Noise and decoherence during this procedure can affect the accuracy in which we estimate purity loss. In general, its effect is likely nontrivial, and tomography will be needed to work out what noise introduces to 〈Iz〉 so that this error can be corrected for.

In the case of NMR, the dominant source arises from dephasing. This dephasing noise can be described by a non-unitary channel \({\varepsilon }^{i}(\rho )=(1-p)\rho +4p{I}_{z}^{i}\rho {I}_{z}^{i}\) that acts on each qubit seperately, where \({I}_{z}^{i}\) denotes the angular momentum operator acting on the ith qubit and p is the strength of the dephasing. Following an error analysis similar to that of other NMR experiments that employ controlled gates42, we see that this noise does not change the relative order of our purity loss estimates. That is, provided there is a sufficient number of repetitions, our conclusion of which control sequence has greater purity loss between two candidates will not change under dephasing.

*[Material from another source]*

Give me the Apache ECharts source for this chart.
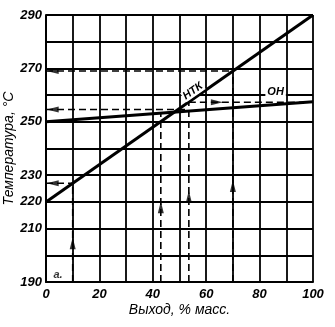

In particular, let \({\langle {I}_{z}\rangle }_{p}\) denote the expectation value of Iz under dephasing strength p, then our measured purity has expectation value \({\langle {I}_{z}\rangle }_{p}={(1-p)}^{2}\langle {I}_{z}\rangle\) with variance bounded above by 1. To correctly compare two probe states whose purity loss differs by at most δ requires each purity measurement to have a variance <δ2/4 (as differences in purity loss involve four additive purity measurements). This is guaranteed provided we repeat our measurement process of order \(\frac{4}{\delta {(1-p)}^{2}}\) times—a overhead of 1/(1 − p)2 compared to the case where there is no decoherence. Notably, this overhead does not scale with N, and thus the protocol remains efficient. In our experiment, p is ~0.025, thus we are able to discern rank control sequences whose purity loss differ by >0.045.